Phobos Closeup. The photomosaic on top was taken at a range of 300 km as Viking Orbiter 1 was approaching Phobos. The areas covered by three pictures taken at a range of 110 to 130 km are outlined on the photomosaic. The upper right area of the photomosaic shows a region dominated by grooves. The grooves are probably fractures in the surface of Phobos from a large impact. Two large craters with dark material on their floors are seen near the bottom of the photomosaic. These flat-bottomed craters give evidence that Phobos is covered by a regolith of up to a few hundred meters thick. The three pictures show the heavily cratered surface; craters as small as 10 to 15 meters are visible. [Top 211-5356. Left 244A03, Center 244A04, Right 244A06]

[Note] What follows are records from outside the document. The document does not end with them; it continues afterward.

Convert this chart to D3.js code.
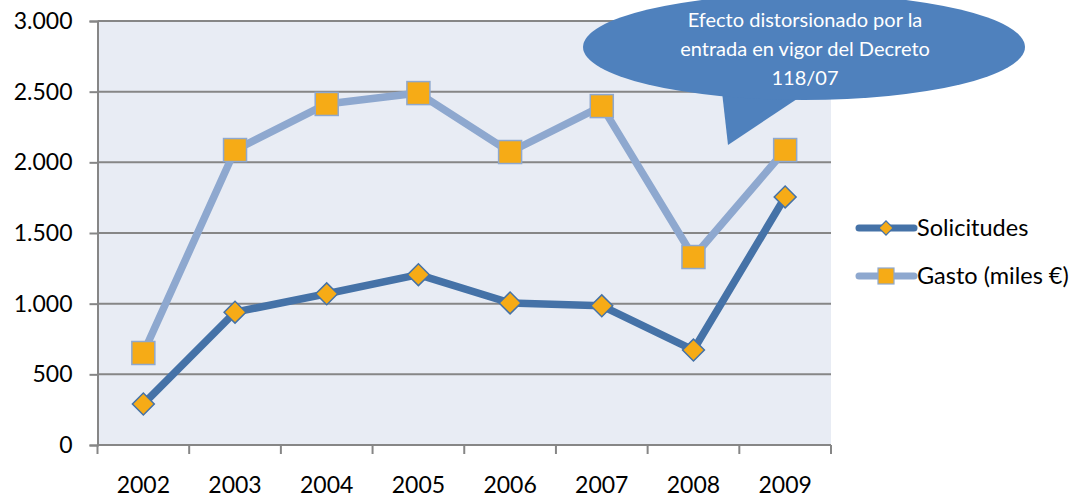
<!DOCTYPE html>
<html>
<head>
<meta charset="utf-8">
<script src="https://cdn.jsdelivr.net/npm/d3@7"></script>
<style>
  body { margin: 0; background: #fff; }
  svg { display: block; font-family: Lato, "Open Sans", sans-serif; }
</style>
</head>
<body>
<section></section>
<script>
// data
let years = ['2002', '2003', '2004', '2005', '2006', '2007', '2008', '2009'];
let solicitudes = [290, 940, 1070, 1205, 1005, 985, 672, 1755];
let gasto = [651, 2087, 2413, 2490, 2073, 2398, 1330, 2087];
let yTicks = [0, 500, 1000, 1500, 2000, 2500, 3000];
let seriesNames = ['Solicitudes', 'Gasto (miles €)'];
let noteLines = ['Efecto distorsionado por la', 'entrada en vigor del Decreto', '118/07'];

let width = 1077, height = 498;
let plotLeft = 97.5, plotRight = 831, plotTop = 21, plotBottom = 445;

let svg = d3.select('section').append('svg')
  .attr('width', width)
  .attr('height', height);

let xScale = d3.scaleBand().domain(years).range([plotLeft, plotRight]);
let yScale = d3.scaleLinear().domain([0, 3000]).range([plotBottom, plotTop]);
let fmt = d => d3.format(',')(d).replace(/,/g, '.');

// plot background
svg.append('rect')
  .attr('x', plotLeft).attr('y', plotTop)
  .attr('width', plotRight - plotLeft).attr('height', plotBottom - plotTop)
  .attr('fill', '#E8ECF4');

// gridlines
svg.append('g').selectAll('line')
  .data(yTicks.filter(t => t > 0))
  .enter().append('line')
  .attr('x1', plotLeft).attr('x2', plotRight)
  .attr('y1', d => yScale(d)).attr('y2', d => yScale(d))
  .attr('stroke', '#868686').attr('stroke-width', 2);

// y axis
let yAxis = d3.axisLeft(yScale).tickValues(yTicks).tickSize(8).tickPadding(17).tickFormat(fmt);
let gy = svg.append('g')
  .attr('transform', 'translate(' + plotLeft + ',0)')
  .call(yAxis);
gy.select('.domain').attr('stroke', '#868686').attr('stroke-width', 2);
gy.selectAll('.tick line').attr('stroke', '#868686').attr('stroke-width', 2);
gy.selectAll('.tick text')
  .attr('fill', '#000').style('font-size', '23px').style('font-family', 'Lato, sans-serif');

// x axis
let gx = svg.append('g');
gx.append('line')
  .attr('x1', plotLeft).attr('x2', plotRight)
  .attr('y1', plotBottom).attr('y2', plotBottom)
  .attr('stroke', '#868686').attr('stroke-width', 2);
let bounds = years.map(y => xScale(y)).concat([xScale.range()[1]]);
gx.selectAll('line.tk')
  .data(bounds)
  .enter().append('line')
  .attr('class', 'tk')
  .attr('x1', d => d).attr('x2', d => d)
  .attr('y1', plotBottom).attr('y2', plotBottom + 9)
  .attr('stroke', '#868686').attr('stroke-width', 2);
gx.selectAll('text')
  .data(years)
  .enter().append('text')
  .attr('x', d => xScale(d) + xScale.bandwidth() / 2)
  .attr('y', 493)
  .attr('text-anchor', 'middle')
  .style('font-size', '23px')
  .text(d => d);

let cx = d => xScale(d) + xScale.bandwidth() / 2;
let line = d3.line().x(d => cx(d[0])).y(d => yScale(d[1]));

// Gasto line
let gastoPts = years.map((y, i) => [y, gasto[i]]);
svg.append('path')
  .attr('d', line(gastoPts))
  .attr('fill', 'none').attr('stroke', '#8EA8CF').attr('stroke-width', 7.5)
  .attr('stroke-linejoin', 'round');
svg.append('g').selectAll('rect')
  .data(gastoPts)
  .enter().append('rect')
  .attr('x', d => cx(d[0]) - 11.5).attr('y', d => yScale(d[1]) - 11.5)
  .attr('width', 23).attr('height', 23)
  .attr('fill', '#F6AB16').attr('stroke', '#8EA8CF').attr('stroke-width', 1.5);

// Solicitudes line
let solPts = years.map((y, i) => [y, solicitudes[i]]);
svg.append('path')
  .attr('d', line(solPts))
  .attr('fill', 'none').attr('stroke', '#4572A7').attr('stroke-width', 7.5)
  .attr('stroke-linejoin', 'round');
let diamond = d3.symbol().type(d3.symbolSquare).size(240);
svg.append('g').selectAll('path')
  .data(solPts)
  .enter().append('path')
  .attr('d', diamond)
  .attr('transform', d => 'translate(' + cx(d[0]) + ',' + yScale(d[1]) + ') rotate(45)')
  .attr('fill', '#F6AB16').attr('stroke', '#4572A7').attr('stroke-width', 1.5);

// legend
let legend = svg.append('g');
let legY = [228, 276];
let legColors = ['#4572A7', '#8EA8CF'];
seriesNames.forEach((name, i) => {
  let g = legend.append('g').attr('transform', 'translate(0,' + legY[i] + ')');
  g.append('line')
    .attr('x1', 859).attr('x2', 914).attr('y1', 0).attr('y2', 0)
    .attr('stroke', legColors[i]).attr('stroke-width', 7).attr('stroke-linecap', 'round');
  if (i == 0) {
    g.append('path')
      .attr('d', d3.symbol().type(d3.symbolSquare).size(100))
      .attr('transform', 'translate(886,0) rotate(45)')
      .attr('fill', '#F6AB16').attr('stroke', '#4572A7').attr('stroke-width', 1.2);
  } else {
    g.append('rect')
      .attr('x', 878).attr('y', -8).attr('width', 16).attr('height', 16)
      .attr('fill', '#F6AB16').attr('stroke', '#8EA8CF').attr('stroke-width', 1.2);
  }
  g.append('text')
    .attr('x', 917).attr('y', 8)
    .style('font-size', '23.5px')
    .text(name);
});

// callout bubble
let note = svg.append('g');
note.append('path')
  .attr('d', 'M722,92 L728,145 L803,95 Z')
  .attr('fill', '#4F81BD');
note.append('ellipse')
  .attr('cx', 804).attr('cy', 47).attr('rx', 221).attr('ry', 53)
  .attr('fill', '#4F81BD');
note.selectAll('text')
  .data(noteLines)
  .enter().append('text')
  .attr('x', 805)
  .attr('y', (d, i) => 27 + i * 29)
  .attr('text-anchor', 'middle')
  .attr('fill', '#fff')
  .style('font-size', '20px')
  .text(d => d);
</script>
</body>
</html>
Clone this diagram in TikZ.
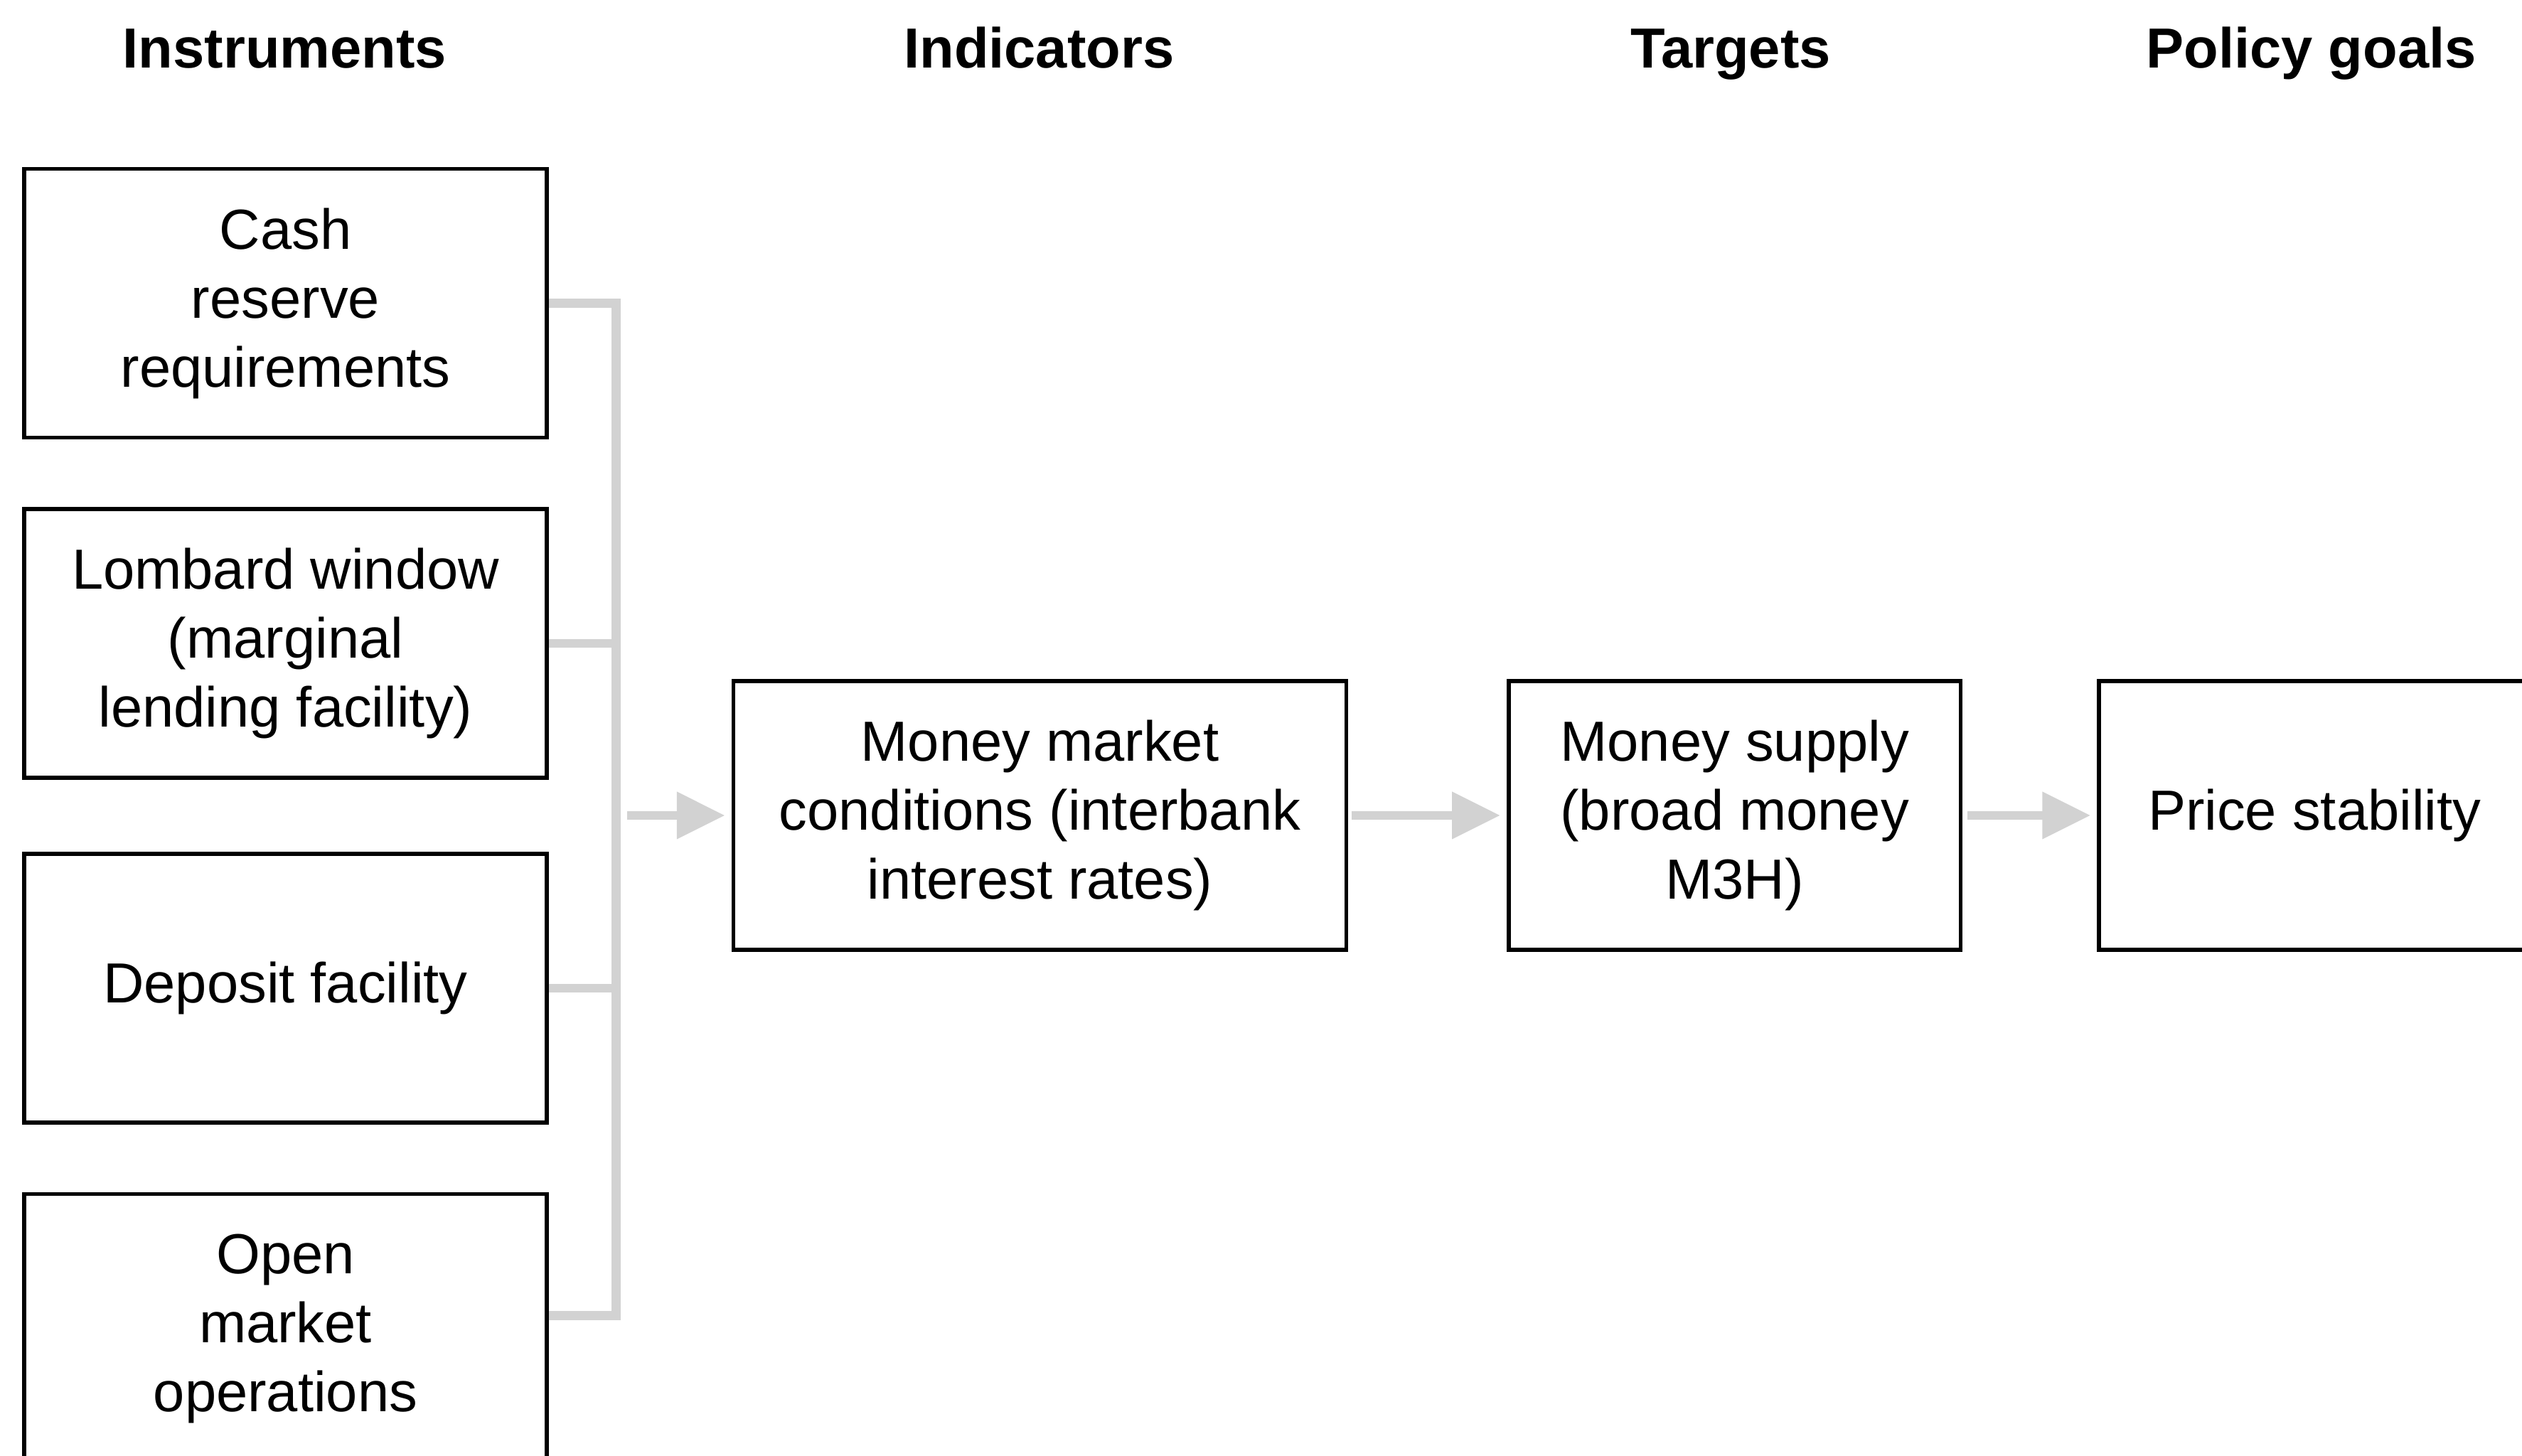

[98] Fractures Radiating from Stickney Crater. Viking Orbiter 1 flew within 300 km of Phobos in May 1977 to obtain this photomosaic. Raw pictures are at the top and computer-enhanced pictures, to show small surface detail, are at the bottom. The northern hemisphere of Phobos is visible from about 30° above the equator (Phobos' orbit plane), with the side of Phobos facing Mars at the lower right. Phobos presents an illuminated area of about 17 km from top to bottom and 23 km across. The rim of Stickney, the largest crater on Phobos, is seen at the lower left, with a large network of grooves radiating from it. A large, 2-km diameter crater with a slumped wall is seen just below the middle of the picture. [343A27, 29, 31 (P-19133)]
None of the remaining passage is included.